How to find a Jew’s space laser
Rep. Majorie Taylor Greene is one of the last true American patriots.
First, she exposed the Parkland “victims” for the fame-crazed trained sheep they are. Then our petite, cross-fitted Rush Limbaugh showed all the haters how to make a pull-up look like a dolphin having seizure. Now it’s up to us, the American people, to pull our end of the bargain and help Greene find the Jews’ illusive space lasers.
This is going to be a tall task. A revolution doesn’t happen overnight. However, if we use some good old fashioned chutzpah, the Jews won’t stand a chance.
- Storm a Jew Church: Like what are those things?! Seriously!
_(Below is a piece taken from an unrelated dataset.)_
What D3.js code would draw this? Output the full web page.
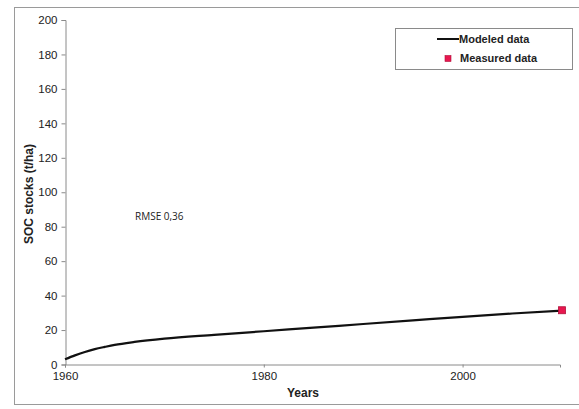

I don’t know what goes on in there, but it seems pretty space lasery to me. Show up with some of your most American, freedom-loving friends and storm the hell out of a Bar Mitzvah.
- Learn their language: Have you ever seen a Jew pray? Exactly. God speaks American, not Jew tongue. They are clearly using their magic Israel language to communicate with each other about the lasers.
- Don’t use antisemitism: Hey, this has nothing to do with harming Jews based on the fact that they are Jewish. Our objective is to find some space lasers. Jews just so happen to be the masterminds who are secretly controlling the world behind the scenes. It’s not antisemtic. Therefore, we need to spread the word that Jews have space lasers in order to avoid coming across as antisemtic.
To conclude, Israel. Is real. The illuminati is real… Take that, Obama.